Are you sitting comfortably? Then maybe you shouldn't be. Because apparently on both sides of the pond a ticking fat bomb is getting ready to explode – a quite revolting prospect, I'm sure you'll agree.

Now I know my fellow commentators have discussed this before in this slot, but according to the latest official figures a growing number of Brits are inflating at an alarming rate, and it's getting even worse.

Britain is in the top four fat countries in Europe and if we keep stuffing our faces at the present rate, we are told that one in three of us will be obese by 2010.

Last month, Prime Minister Tony Blair's strategy unit floated the idea of making us pay more for food that fuels weight gain. A sort of Hershey Bar tax. Our Food Standards Agency has advocated the banning of advertising junk food during children's TV programmes, and there is even talk of tax breaks on gym membership.

But is all this government intervention just another excuse to meddle in our lives and remove our freedom of choice as we are seeing with the powerful anti-smoking lobby?

The facts speak for themselves and are almost exactly the reverse of the fat-hype. In Sweden, where junk food advertising to minors is already banned, children are as porky as they are in any comparable country.

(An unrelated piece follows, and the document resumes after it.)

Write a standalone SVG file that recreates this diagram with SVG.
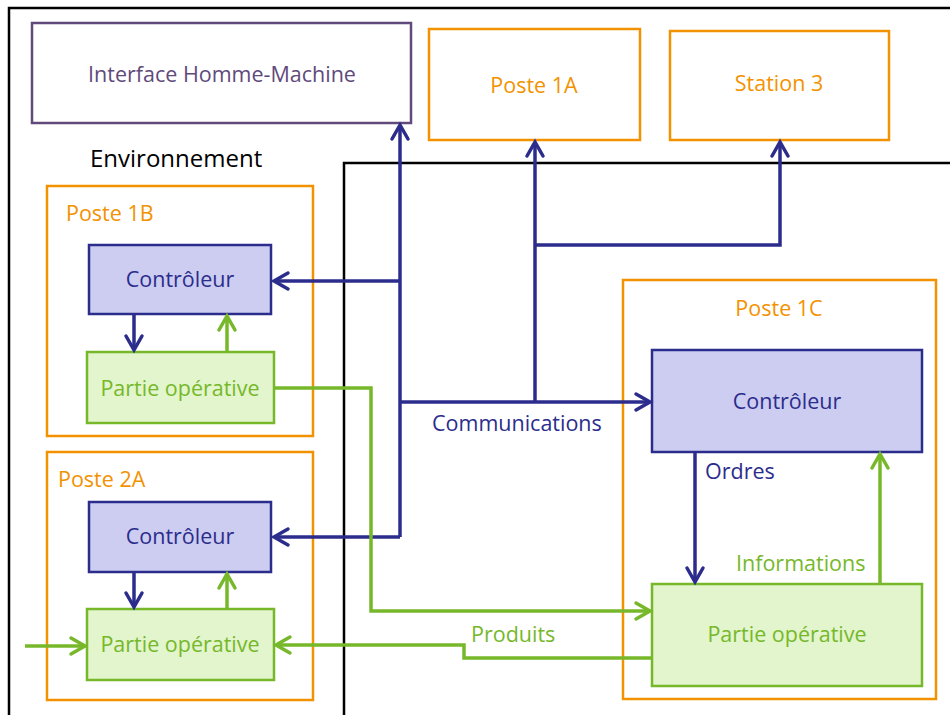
<svg xmlns="http://www.w3.org/2000/svg" width="950" height="715" viewBox="0 0 950 715">
<style>
text{font-family:"Open Sans","Noto Sans","Liberation Sans",sans-serif;font-size:21.5px}
.frame{fill:none;stroke:#000;stroke-width:2.5}
.poste{fill:none;stroke:#f39200;stroke-width:2.5}
.ctrl{fill:#cccdf0;stroke:#2b2c8c;stroke-width:2.5}
.po{fill:#e2f5cc;stroke:#76b82a;stroke-width:2.5}
.ihm{fill:#fff;stroke:#604a7b;stroke-width:2.5}
.lo{fill:#f39200}
.lb{fill:#2b2c8c}
.lg{fill:#76b82a}
.nv{fill:none;stroke:#2b2c8c;stroke-width:3.5}
.gr{fill:none;stroke:#76b82a;stroke-width:3.5}
</style>
<defs>
<marker id="an" markerUnits="userSpaceOnUse" markerWidth="24" markerHeight="24" viewBox="-18 -12 24 24" refX="0" refY="0" orient="auto" overflow="visible">
<path d="M-14,-8 L0,0 L-14,8" fill="none" stroke="#2b2c8c" stroke-width="3.5" stroke-linecap="round"/>
</marker>
<marker id="ag" markerUnits="userSpaceOnUse" markerWidth="24" markerHeight="24" viewBox="-18 -12 24 24" refX="0" refY="0" orient="auto" overflow="visible">
<path d="M-14,-8 L0,0 L-14,8" fill="none" stroke="#76b82a" stroke-width="3.5" stroke-linecap="round"/>
</marker>
</defs>
<rect width="950" height="715" fill="#fff"/>
<g id="environnement">
<path class="frame" d="M9,715 L9,8 L950,8"/>
<text x="90" y="167" fill="#000" style="font-size:24px">Environnement</text>
</g>
<g id="systeme">
<path class="frame" d="M344,715 L344,163 L950,163"/>
</g>
<g id="ihm">
<rect class="ihm" x="32" y="23" width="379" height="100"/>
<text x="222" y="82" text-anchor="middle" fill="#604a7b">Interface Homme-Machine</text>
</g>
<g id="poste1a">
<rect class="poste" x="429" y="29" width="211" height="111"/>
<text x="534" y="93" text-anchor="middle" class="lo">Poste 1A</text>
</g>
<g id="station3">
<rect class="poste" x="670" y="31" width="219" height="109"/>
<text x="779" y="91" text-anchor="middle" class="lo">Station 3</text>
</g>
<g id="poste1b">
<rect class="poste" x="47" y="186" width="266" height="250"/>
<text x="66" y="221" class="lo">Poste 1B</text>
<g id="ctrl1b">
<rect class="ctrl" x="89" y="245" width="182" height="69"/>
<text x="180" y="287" text-anchor="middle" class="lb">Contrôleur</text>
</g>
<g id="po1b">
<rect class="po" x="87" y="352" width="187" height="71"/>
<text x="180" y="396" text-anchor="middle" class="lg">Partie opérative</text>
</g>
</g>
<g id="poste2a">
<rect class="poste" x="47" y="452" width="266" height="248"/>
<text x="58" y="487" class="lo">Poste 2A</text>
<g id="ctrl2a">
<rect class="ctrl" x="89" y="502" width="182" height="70"/>
<text x="180" y="544" text-anchor="middle" class="lb">Contrôleur</text>
</g>
<g id="po2a">
<rect class="po" x="87" y="609" width="187" height="71"/>
<text x="180" y="652" text-anchor="middle" class="lg">Partie opérative</text>
</g>
</g>
<g id="poste1c">
<rect class="poste" x="623" y="280" width="313" height="419"/>
<text x="779" y="316" text-anchor="middle" class="lo">Poste 1C</text>
<g id="ctrl1c">
<rect class="ctrl" x="652" y="350" width="270" height="102"/>
<text x="787" y="409" text-anchor="middle" class="lb">Contrôleur</text>
</g>
<g id="po1c">
<rect class="po" x="652" y="584" width="270" height="102"/>
<text x="787" y="642" text-anchor="middle" class="lg">Partie opérative</text>
</g>
</g>
<g id="connectors">
<path class="nv" d="M400,537 L400,125" marker-end="url(#an)"/>
<path class="nv" d="M400,281 L274,281" marker-end="url(#an)"/>
<path class="nv" d="M400,537 L274,537" marker-end="url(#an)"/>
<path class="nv" d="M400,402 L650,402" marker-end="url(#an)"/>
<path class="nv" d="M535,402 L535,142" marker-end="url(#an)"/>
<path class="nv" d="M535,245 L780,245 L780,142" marker-end="url(#an)"/>
<path class="nv" d="M134,314 L134,350" marker-end="url(#an)"/>
<path class="gr" d="M227,352 L227,316" marker-end="url(#ag)"/>
<path class="nv" d="M134,572 L134,607" marker-end="url(#an)"/>
<path class="gr" d="M227,609 L227,574" marker-end="url(#ag)"/>
<path class="gr" d="M25,646 L85,646" marker-end="url(#ag)"/>
<path class="gr" d="M274,388 L371,388 L371,611 L650,611" marker-end="url(#ag)"/>
<path class="gr" d="M652,658 L464,658 L464,645 L276,645" marker-end="url(#ag)"/>
<path class="nv" d="M695,452 L695,582" marker-end="url(#an)"/>
<path class="gr" d="M880,584 L880,454" marker-end="url(#ag)"/>
<text x="432" y="431" class="lb">Communications</text>
<text x="705" y="479" class="lb">Ordres</text>
<text x="736" y="571" class="lg">Informations</text>
<text x="471" y="642" class="lg">Produits</text>
</g>
</svg>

There is absolutely no evidence that charging more for fattening foods would stop people from buying them and as for gym membership being government sponsored – well that's just plain daft. Who amongst us hasn't paid a subscription, bought the lycra, carried the sports bag and then driven straight past the gym on the way to the movies?

The truth is we don't need a 'nanny' government to nag us about weight gain. Eating habits are already changing here. Cadbury Schweppes, our biggest producer of fattening stuff, says that in five years chocolate sales have dropped by half. The big stores are reporting an increase in healthy food buying and even McDonalds has sold 10 million fruit salads in a year.

We know obesity is serious but growing up, for most of us, is about making our own decisions and living with the consequences – not being bullied and prodded into dieting and exercise. So I say, "let them eat cake" – but only if they'll share it with me.